# 02 — Feature Analysis (Derived Features + t1 Deep Dive)

Goals:
- Analyze contribution of the 10 current derived features (`src/data/preprocessing.py`)
- Deep analysis of `t1` predictability and cross-feature interactions
- Evaluate candidate new derived signals (rolling stats, ROC, volatility)

Artifacts are saved in `notebooks/artifacts/02_feature_analysis/`.

In [None]:
from pathlib import Path
import json
import pandas as pd
import matplotlib.pyplot as plt

ROOT = Path('..') if Path.cwd().name == 'notebooks' else Path('.')
ART = ROOT / 'notebooks' / 'artifacts' / '02_feature_analysis'
ART.mkdir(parents=True, exist_ok=True)

## 1) Load datasets (required context check)

In [None]:
train = pd.read_parquet(ROOT / 'datasets' / 'train.parquet')
valid = pd.read_parquet(ROOT / 'datasets' / 'valid.parquet')

print('Train shape:', train.shape)
print('Valid shape:', valid.shape)
print('Train sequences:', train['seq_ix'].nunique())
print('Valid sequences:', valid['seq_ix'].nunique())
print('Scored rows train:', int(train['need_prediction'].sum()))
print('Scored rows valid:', int(valid['need_prediction'].sum()))

## 2) Run full analysis pipeline

This script computes all derived-feature rankings, t1 analysis, interaction scans, lag analysis, and candidate feature tests.

In [None]:
# Uncomment to recompute from scratch
# import subprocess, sys
# subprocess.run([sys.executable, str(ROOT / 'notebooks' / 'run_02_feature_analysis.py')], check=True)

## 3) Derived feature contribution results

In [None]:
derived_rank = pd.read_csv(ART / 'derived_feature_contribution_rank.csv')
perm = pd.read_csv(ART / 'derived_feature_permutation_importance.csv')
proxy = json.load(open(ART / 'feature_set_proxy_scores.json', 'r', encoding='utf-8'))

display(derived_rank[['feature', 'valid_pearson_t0', 'valid_pearson_t1', 'valid_weightedcorr_t0', 'valid_weightedcorr_t1']])
display(perm[['feature', 'delta_avg', 'delta_t0', 'delta_t1']])
proxy

In [None]:
fig, axes = plt.subplots(1, 2, figsize=(14, 5))
axes[0].imshow(plt.imread(ART / 'derived_feature_corr_bars.png'))
axes[0].axis('off')
axes[0].set_title('Derived corr bars')
axes[1].imshow(plt.imread(ART / 'derived_feature_permutation_importance.png'))
axes[1].axis('off')
axes[1].set_title('Permutation importance')
plt.tight_layout()
plt.show()

## 4) t1 predictability deep dive

In [None]:
t1_corr = pd.read_csv(ART / 't1_feature_correlations_42.csv')
t1_int = pd.read_csv(ART / 't1_interaction_scan_top10.csv')
t1_lag = pd.read_csv(ART / 't1_lag_feature_correlations.csv')
t1_mi = pd.read_csv(ART / 't1_mutual_information.csv')

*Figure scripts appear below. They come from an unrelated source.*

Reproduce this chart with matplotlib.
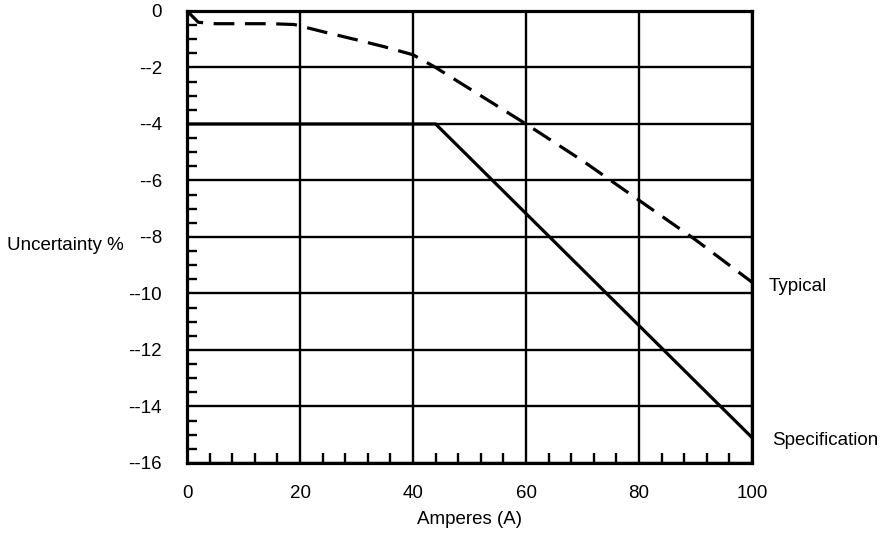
import matplotlib
matplotlib.use("Agg")
import matplotlib.pyplot as plt
from matplotlib.ticker import MultipleLocator

plt.rcParams['font.family'] = ['Liberation Sans', 'DejaVu Sans']

# typical curve (dashed)
typ_amps = [0, 2, 5, 10, 15, 19, 25, 30, 35, 40, 44, 50, 60, 70, 80, 90, 100]
typ_unc = [0, -0.4, -0.45, -0.45, -0.45, -0.48, -0.78, -1.02, -1.27, -1.55, -2.0,
           -2.75, -4.0, -5.3, -6.7, -8.1, -9.6]

# specification curve (solid)
spec_amps = [0, 44, 100]
spec_unc = [-4, -4, -15.1]

yticks = [0, -2, -4, -6, -8, -10, -12, -14, -16]
ytick_labels = ['0', '--2', '--4', '--6', '--8', '--10', '--12', '--14', '--16']
xticks = [0, 20, 40, 60, 80, 100]

fs = 13.5

fig = plt.figure(figsize=(8.89, 5.47), dpi=100)
ax = fig.add_axes([0.2104, 0.1536, 0.6355, 0.8263])

ax.plot(typ_amps, typ_unc, color='black', lw=2.3, linestyle=(0, (6.5, 3.3)),
        solid_capstyle='butt', zorder=3)
ax.plot(spec_amps, spec_unc, color='black', lw=2.3, zorder=3)

ax.set_xlim(0, 100)
ax.set_ylim(-16, 0)
ax.set_xticks(xticks)
ax.set_yticks(yticks)
ax.set_yticklabels(ytick_labels)
ax.xaxis.set_minor_locator(MultipleLocator(4))
ax.yaxis.set_minor_locator(MultipleLocator(0.5))

ax.tick_params(which='major', length=0, labelsize=fs)
ax.tick_params(axis='x', which='major', pad=16)
ax.tick_params(axis='y', which='major', pad=18)
ax.tick_params(which='minor', direction='in', length=7.5, width=1.7, color='black')
ax.grid(True, which='major', color='black', lw=1.7)

for s in ax.spines.values():
    s.set_linewidth(2.3)
    s.set_zorder(4)

ax.set_ylabel('Uncertainty %', rotation=0, fontsize=fs, ha='center', va='center')
ax.yaxis.set_label_coords(-0.216, 0.482)
ax.set_xlabel('Amperes (A)', fontsize=fs, va='center')
ax.xaxis.set_label_coords(0.5, -0.124)

ax.text(103.0, -9.77, 'Typical', fontsize=fs, va='center', ha='left', clip_on=False)
ax.text(103.5, -15.19, 'Specification', fontsize=fs, va='center', ha='left', clip_on=False)

fig.savefig('out.png', dpi=100)
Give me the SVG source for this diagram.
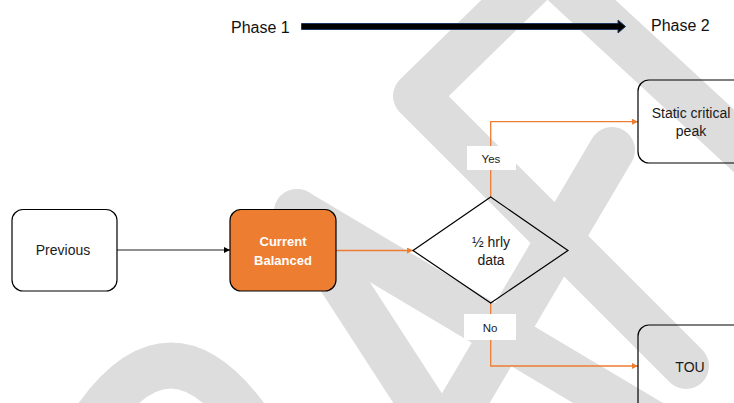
<svg xmlns="http://www.w3.org/2000/svg" width="734" height="403" viewBox="0 0 734 403">
<defs>
<style>
.wm{fill:none;stroke:#dddddd;stroke-width:46;stroke-linecap:round;stroke-linejoin:round}
.box{stroke:#000;stroke-width:1.2}
.t{font-family:"Liberation Sans",Arial,sans-serif;font-size:14px;fill:#1a1a1a;text-anchor:middle}
.tb{font-family:"Liberation Sans",Arial,sans-serif;font-size:13px;font-weight:bold;fill:#fff;text-anchor:middle}
.lbl{font-family:"Liberation Sans",Arial,sans-serif;font-size:11.5px;fill:#1a1a1a;text-anchor:middle}
.ph{font-family:"Liberation Sans",Arial,sans-serif;font-size:16px;fill:#111;text-anchor:start}
.oc{fill:none;stroke:#ED7D31;stroke-width:1.3}
.bc{fill:none;stroke:#222;stroke-width:1.1}
</style>
<marker id="ao" viewBox="0 0 10 10" refX="10" refY="5" markerWidth="7" markerHeight="6" markerUnits="userSpaceOnUse" orient="auto"><path d="M0,0 L10,5 L0,10 z" fill="#ED7D31"/></marker>
<marker id="ab" viewBox="0 0 10 10" refX="10" refY="5" markerWidth="7" markerHeight="6" markerUnits="userSpaceOnUse" orient="auto"><path d="M0,0 L10,5 L0,10 z" fill="#000"/></marker>
</defs>
<rect width="734" height="403" fill="#fff"/>
<g id="watermark">
<path class="wm" d="M760 165 L547 -32 L416 96 L686 366"/>
<path class="wm" d="M612 150 L450 425"/>
<path class="wm" d="M297 212 L655 425"/>
<path class="wm" d="M297 212 L435 425"/>
<path class="wm" d="M85 435 Q170 296 258 435"/>
</g>
<g id="phase-arrow">
<path d="M301.5 23.5 L618 23.5 L618 20 L625.5 26.5 L618 33 L618 29.5 L301.5 29.5 Z" fill="#000" stroke="#1F3864" stroke-width="1"/>
<text class="ph" x="231" y="33">Phase 1</text>
<text class="ph" x="651" y="31">Phase 2</text>
</g>
<g id="connectors">
<path class="bc" d="M117 250 L230 250" marker-end="url(#ab)"/>
<path class="oc" d="M336 250.5 L413 250.5" marker-end="url(#ao)"/>
<path class="oc" d="M490.7 197 L490.7 121.7 L638 121.7" marker-end="url(#ao)"/>
<path class="oc" d="M490.7 303 L490.7 366 L638 366" marker-end="url(#ao)"/>
<g id="label-yes"><rect x="467" y="146" width="49" height="24" fill="#fff"/><text class="lbl" x="491" y="162.5">Yes</text></g>
<g id="label-no"><rect x="464" y="314" width="52" height="26" fill="#fff"/><text class="lbl" x="490" y="331.5">No</text></g>
</g>
<g id="node-previous">
<rect class="box" x="12" y="209.5" width="105" height="81.5" rx="11" fill="#fff"/>
<text class="t" x="63" y="255">Previous</text>
</g>
<g id="node-current">
<rect class="box" x="230" y="209.5" width="106" height="81.5" rx="11" fill="#ED7D31"/>
<text class="tb" x="283" y="246">Current</text>
<text class="tb" x="283" y="264.5">Balanced</text>
</g>
<g id="node-decision">
<path class="box" d="M490.7 197 L568 250.5 L490.7 303 L413 250.5 Z" fill="none"/>
<text class="t" x="491" y="246.5">½ hrly</text>
<text class="t" x="491" y="264.5">data</text>
</g>
<g id="node-static">
<rect class="box" x="638" y="80" width="110" height="83" rx="11" fill="none"/>
<text class="t" x="691" y="118">Static critical</text>
<text class="t" x="691" y="136">peak</text>
</g>
<g id="node-tou">
<rect class="box" x="638" y="325" width="110" height="90" rx="11" fill="none"/>
<text class="t" x="690" y="372">TOU</text>
</g>
</svg>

print('Top t1 features by |valid pearson|:')
display(t1_corr.head(12))
print('Top interaction terms for t1:')
display(t1_int.head(12))
print('Top MI features for t1:')
display(t1_mi.head(12))
print('Lag correlations (feature[t-lag] vs t1[t]):')
display(t1_lag.head(25))

In [None]:
fig, axes = plt.subplots(1, 2, figsize=(14, 5))
axes[0].imshow(plt.imread(ART / 't1_top_feature_corr.png'))
axes[0].axis('off')
axes[0].set_title('Top t1 feature correlations')
axes[1].imshow(plt.imread(ART / 't1_top_interactions.png'))
axes[1].axis('off')
axes[1].set_title('Top t1 interactions')
plt.tight_layout()
plt.show()

## 5) Candidate new derived features

In [None]:
cand = pd.read_csv(ART / 'candidate_new_features_t1_corr.csv')

display(cand)

img = plt.imread(ART / 'candidate_new_features_t1_corr.png')
plt.figure(figsize=(10, 5))
plt.imshow(img)
plt.axis('off')
plt.title('Candidate new derived features vs t1')
plt.show()

## 6) Key conclusions

- Current derived set helps mainly via spreads and trade-intensity (`spread_2`, `spread_0`, `trade_intensity`).
- `t1` remains weak in linear signal; best standalone correlations are low (roughly 0.02-0.04), but interactions add incremental signal.
- Strongest new candidate for `t1` from this pass is `spread0_roc1`, then `spread0_roc5`, then short rolling mean of trade intensity.
- Next feature-engineering round should prioritize temporal derivatives and rolling volatility-style channels.